[YOUR INSTRUCTIONS] Can you write out all the lines word for word, with no pictures?

[SOURCE DATA]
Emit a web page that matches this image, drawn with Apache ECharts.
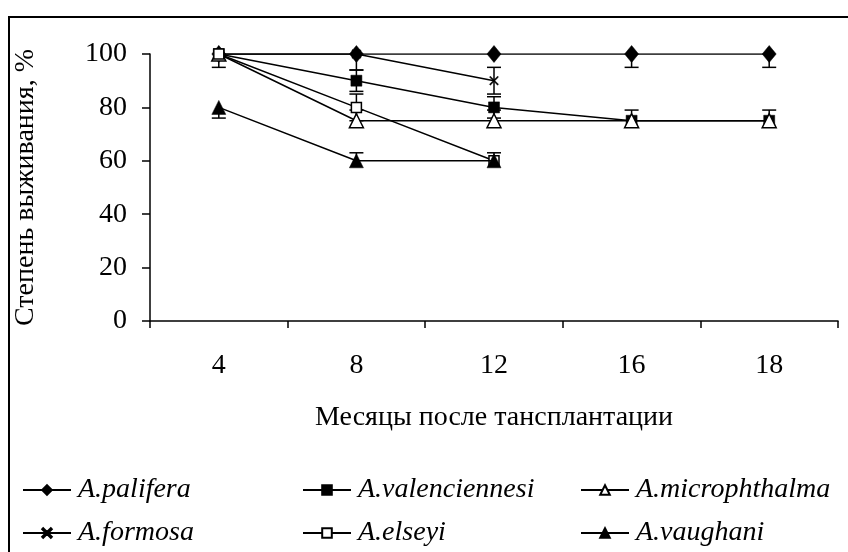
<!DOCTYPE html>
<html><head><meta charset="utf-8">
<script src="https://cdn.jsdelivr.net/npm/echarts@6/dist/echarts.min.js"></script>
<style>html,body{margin:0;padding:0;background:#fff}#c{width:848px;height:552px}</style>
</head><body><div id="c"></div>
<script>
// Data
const months = ['4', '8', '12', '16', '18'];
const seriesNames = ['A.palifera', 'A.valenciennesi', 'A.microphthalma', 'A.formosa', 'A.elseyi', 'A.vaughani'];
const palifera       = [100, 100, 100, 100, 100];
const valenciennesi  = [100, 90, 80, 75, 75];
const microphthalma  = [100, 75, 75, 75, 75];
const formosa        = [100, 100, 90, null, null];
const elseyi         = [100, 80, 60, null, null];
const vaughani       = [80, 60, 60, null, null];
// error bars (up, down)
const paliferaErrUp = [0, 0, 0, 0, 0],       paliferaErrDown = [0, 0, 0, 5, 5];
const valenciennesiErrUp = [0, 4, 4, 0, 0],  valenciennesiErrDown = [0, 4, 4, 0, 0];
const microphthalmaErrUp = [0, 4, 4, 4, 4],  microphthalmaErrDown = [5, 0, 0, 0, 0];
const formosaErrUp = [0, 0, 5, 0, 0],        formosaErrDown = [0, 6, 5, 0, 0];
const elseyiErrUp = [0, 5, 0, 0, 0],         elseyiErrDown = [0, 5, 0, 0, 0];
const vaughaniErrUp = [0, 3, 3, 0, 0],       vaughaniErrDown = [4, 0, 0, 0, 0];
const yTicks = [0, 20, 40, 60, 80, 100];

const values = [palifera, valenciennesi, microphthalma, formosa, elseyi, vaughani];
const errUp = [paliferaErrUp, valenciennesiErrUp, microphthalmaErrUp, formosaErrUp, elseyiErrUp, vaughaniErrUp];
const errDown = [paliferaErrDown, valenciennesiErrDown, microphthalmaErrDown, formosaErrDown, elseyiErrDown, vaughaniErrDown];

const xPath = 'path://M0,1L1,0L5,4L9,0L10,1L6,5L10,9L9,10L5,6L1,10L0,9L4,5Z';
const styles = [
  {symbol: 'diamond', size: [14, 17], fill: '#000'},
  {symbol: 'rect', size: 11, fill: '#000'},
  {symbol: 'triangle', size: [14, 14], fill: '#fff'},
  {symbol: xPath, size: 9, fill: '#000'},
  {symbol: 'rect', size: 10, fill: '#fff'},
  {symbol: 'triangle', size: [14, 14], fill: '#000'}
];
const FONT = '"Liberation Serif", "Times New Roman", serif';

const series = [];
values.forEach((vals, i) => {
  const ebData = [];
  vals.forEach((v, j) => {
    if (v == null) return;
    const up = errUp[i][j], dn = errDown[i][j];
    if (up || dn) ebData.push([j, v - dn, v + up, v]);
  });
  series.push({
    type: 'custom', name: seriesNames[i] + '_err', silent: true, z: 1,
    data: ebData,
    renderItem: function (params, api) {
      const x = api.value(0);
      const lo = api.coord([x, api.value(1)]);
      const hi = api.coord([x, api.value(2)]);
      const mid = api.coord([x, api.value(3)]);
      const children = [{type: 'line', shape: {x1: lo[0], y1: lo[1], x2: hi[0], y2: hi[1]}, style: {stroke: '#000', lineWidth: 1.5}}];
      if (Math.abs(lo[1] - mid[1]) > 0.5) children.push({type: 'line', shape: {x1: lo[0] - 7, y1: lo[1], x2: lo[0] + 7, y2: lo[1]}, style: {stroke: '#000', lineWidth: 1.5}});
      if (Math.abs(hi[1] - mid[1]) > 0.5) children.push({type: 'line', shape: {x1: hi[0] - 7, y1: hi[1], x2: hi[0] + 7, y2: hi[1]}, style: {stroke: '#000', lineWidth: 1.5}});
      return {type: 'group', children: children};
    }
  });
});
values.forEach((vals, i) => {
  const s = styles[i];
  series.push({
    type: 'line', name: seriesNames[i], data: vals, z: 3 + i,
    symbol: s.symbol, symbolSize: s.size, showAllSymbol: true,
    lineStyle: {color: '#000', width: 1.5},
    itemStyle: {color: s.fill, borderColor: '#000', borderWidth: s.fill === '#fff' ? 1.5 : 0.5, opacity: 1},
    emphasis: {disabled: true}, animation: false
  });
});

function legend(names, left) {
  return {
    data: names, orient: 'vertical', left: left, top: 476, itemGap: 15, padding: 0,
    itemWidth: 48, itemHeight: 12,
    textStyle: {fontFamily: FONT, fontStyle: 'italic', fontSize: 28, lineHeight: 28, color: '#000', padding: [0, 0, 0, 2]}
  };
}

const chart = echarts.init(document.getElementById('c'), null, {renderer: 'canvas'});
chart.setOption({
  animation: false,
  backgroundColor: '#fff',
  graphic: [{type: 'rect', shape: {x: 9, y: 17, width: 860, height: 560}, style: {fill: null, stroke: '#000', lineWidth: 2}, silent: true}],
  grid: {left: 150, right: 10, top: 54, bottom: 231},
  legend: [
    legend(['A.palifera', 'A.formosa'], 22),
    legend(['A.valenciennesi', 'A.elseyi'], 302),
    legend(['A.microphthalma', 'A.vaughani'], 580)
  ],
  xAxis: {
    type: 'category', data: months, boundaryGap: true,
    name: 'Месяцы после тансплантации', nameLocation: 'middle', nameGap: 83,
    nameTextStyle: {fontFamily: FONT, fontSize: 28, color: '#000'},
    axisLine: {lineStyle: {color: '#000', width: 1.5}},
    axisTick: {show: true, length: 7, lineStyle: {color: '#000', width: 1.5}},
    axisLabel: {margin: 31, fontFamily: FONT, fontSize: 28, color: '#000'},
    splitLine: {show: false}
  },
  yAxis: {
    type: 'value', min: yTicks[0], max: yTicks[yTicks.length - 1], interval: 20,
    name: 'Степень выживания, %', nameLocation: 'middle', nameGap: 110, nameRotate: 90,
    nameTextStyle: {fontFamily: FONT, fontSize: 28, color: '#000'},
    axisLine: {show: true, lineStyle: {color: '#000', width: 1.5}},
    axisTick: {show: true, length: 8, lineStyle: {color: '#000', width: 1.5}},
    axisLabel: {margin: 23, fontFamily: FONT, fontSize: 28, color: '#000'},
    splitLine: {show: false}
  },
  series: series
});
</script></body></html>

[SOLUTION TO THIS EXERCISE]
Emit a web page that matches this image, drawn with Apache ECharts.
<!DOCTYPE html>
<html><head><meta charset="utf-8">
<script src="https://cdn.jsdelivr.net/npm/echarts@6/dist/echarts.min.js"></script>
<style>html,body{margin:0;padding:0;background:#fff}#c{width:848px;height:552px}</style>
</head><body><div id="c"></div>
<script>
// Data
const months = ['4', '8', '12', '16', '18'];
const seriesNames = ['A.palifera', 'A.valenciennesi', 'A.microphthalma', 'A.formosa', 'A.elseyi', 'A.vaughani'];
const palifera       = [100, 100, 100, 100, 100];
const valenciennesi  = [100, 90, 80, 75, 75];
const microphthalma  = [100, 75, 75, 75, 75];
const formosa        = [100, 100, 90, null, null];
const elseyi         = [100, 80, 60, null, null];
const vaughani       = [80, 60, 60, null, null];
// error bars (up, down)
const paliferaErrUp = [0, 0, 0, 0, 0],       paliferaErrDown = [0, 0, 0, 5, 5];
const valenciennesiErrUp = [0, 4, 4, 0, 0],  valenciennesiErrDown = [0, 4, 4, 0, 0];
const microphthalmaErrUp = [0, 4, 4, 4, 4],  microphthalmaErrDown = [5, 0, 0, 0, 0];
const formosaErrUp = [0, 0, 5, 0, 0],        formosaErrDown = [0, 6, 5, 0, 0];
const elseyiErrUp = [0, 5, 0, 0, 0],         elseyiErrDown = [0, 5, 0, 0, 0];
const vaughaniErrUp = [0, 3, 3, 0, 0],       vaughaniErrDown = [4, 0, 0, 0, 0];
const yTicks = [0, 20, 40, 60, 80, 100];

const values = [palifera, valenciennesi, microphthalma, formosa, elseyi, vaughani];
const errUp = [paliferaErrUp, valenciennesiErrUp, microphthalmaErrUp, formosaErrUp, elseyiErrUp, vaughaniErrUp];
const errDown = [paliferaErrDown, valenciennesiErrDown, microphthalmaErrDown, formosaErrDown, elseyiErrDown, vaughaniErrDown];

const xPath = 'path://M0,1L1,0L5,4L9,0L10,1L6,5L10,9L9,10L5,6L1,10L0,9L4,5Z';
const styles = [
  {symbol: 'diamond', size: [14, 17], fill: '#000'},
  {symbol: 'rect', size: 11, fill: '#000'},
  {symbol: 'triangle', size: [14, 14], fill: '#fff'},
  {symbol: xPath, size: 9, fill: '#000'},
  {symbol: 'rect', size: 10, fill: '#fff'},
  {symbol: 'triangle', size: [14, 14], fill: '#000'}
];
const FONT = '"Liberation Serif", "Times New Roman", serif';

const series = [];
values.forEach((vals, i) => {
  const ebData = [];
  vals.forEach((v, j) => {
    if (v == null) return;
    const up = errUp[i][j], dn = errDown[i][j];
    if (up || dn) ebData.push([j, v - dn, v + up, v]);
  });
  series.push({
    type: 'custom', name: seriesNames[i] + '_err', silent: true, z: 1,
    data: ebData,
    renderItem: function (params, api) {
      const x = api.value(0);
      const lo = api.coord([x, api.value(1)]);
      const hi = api.coord([x, api.value(2)]);
      const mid = api.coord([x, api.value(3)]);
      const children = [{type: 'line', shape: {x1: lo[0], y1: lo[1], x2: hi[0], y2: hi[1]}, style: {stroke: '#000', lineWidth: 1.5}}];
      if (Math.abs(lo[1] - mid[1]) > 0.5) children.push({type: 'line', shape: {x1: lo[0] - 7, y1: lo[1], x2: lo[0] + 7, y2: lo[1]}, style: {stroke: '#000', lineWidth: 1.5}});
      if (Math.abs(hi[1] - mid[1]) > 0.5) children.push({type: 'line', shape: {x1: hi[0] - 7, y1: hi[1], x2: hi[0] + 7, y2: hi[1]}, style: {stroke: '#000', lineWidth: 1.5}});
      return {type: 'group', children: children};
    }
  });
});
values.forEach((vals, i) => {
  const s = styles[i];
  series.push({
    type: 'line', name: seriesNames[i], data: vals, z: 3 + i,
    symbol: s.symbol, symbolSize: s.size, showAllSymbol: true,
    lineStyle: {color: '#000', width: 1.5},
    itemStyle: {color: s.fill, borderColor: '#000', borderWidth: s.fill === '#fff' ? 1.5 : 0.5, opacity: 1},
    emphasis: {disabled: true}, animation: false
  });
});

function legend(names, left) {
  return {
    data: names, orient: 'vertical', left: left, top: 476, itemGap: 15, padding: 0,
    itemWidth: 48, itemHeight: 12,
    textStyle: {fontFamily: FONT, fontStyle: 'italic', fontSize: 28, lineHeight: 28, color: '#000', padding: [0, 0, 0, 2]}
  };
}

const chart = echarts.init(document.getElementById('c'), null, {renderer: 'canvas'});
chart.setOption({
  animation: false,
  backgroundColor: '#fff',
  graphic: [{type: 'rect', shape: {x: 9, y: 17, width: 860, height: 560}, style: {fill: null, stroke: '#000', lineWidth: 2}, silent: true}],
  grid: {left: 150, right: 10, top: 54, bottom: 231},
  legend: [
    legend(['A.palifera', 'A.formosa'], 22),
    legend(['A.valenciennesi', 'A.elseyi'], 302),
    legend(['A.microphthalma', 'A.vaughani'], 580)
  ],
  xAxis: {
    type: 'category', data: months, boundaryGap: true,
    name: 'Месяцы после тансплантации', nameLocation: 'middle', nameGap: 83,
    nameTextStyle: {fontFamily: FONT, fontSize: 28, color: '#000'},
    axisLine: {lineStyle: {color: '#000', width: 1.5}},
    axisTick: {show: true, length: 7, lineStyle: {color: '#000', width: 1.5}},
    axisLabel: {margin: 31, fontFamily: FONT, fontSize: 28, color: '#000'},
    splitLine: {show: false}
  },
  yAxis: {
    type: 'value', min: yTicks[0], max: yTicks[yTicks.length - 1], interval: 20,
    name: 'Степень выживания, %', nameLocation: 'middle', nameGap: 110, nameRotate: 90,
    nameTextStyle: {fontFamily: FONT, fontSize: 28, color: '#000'},
    axisLine: {show: true, lineStyle: {color: '#000', width: 1.5}},
    axisTick: {show: true, length: 8, lineStyle: {color: '#000', width: 1.5}},
    axisLabel: {margin: 23, fontFamily: FONT, fontSize: 28, color: '#000'},
    splitLine: {show: false}
  },
  series: series
});
</script></body></html>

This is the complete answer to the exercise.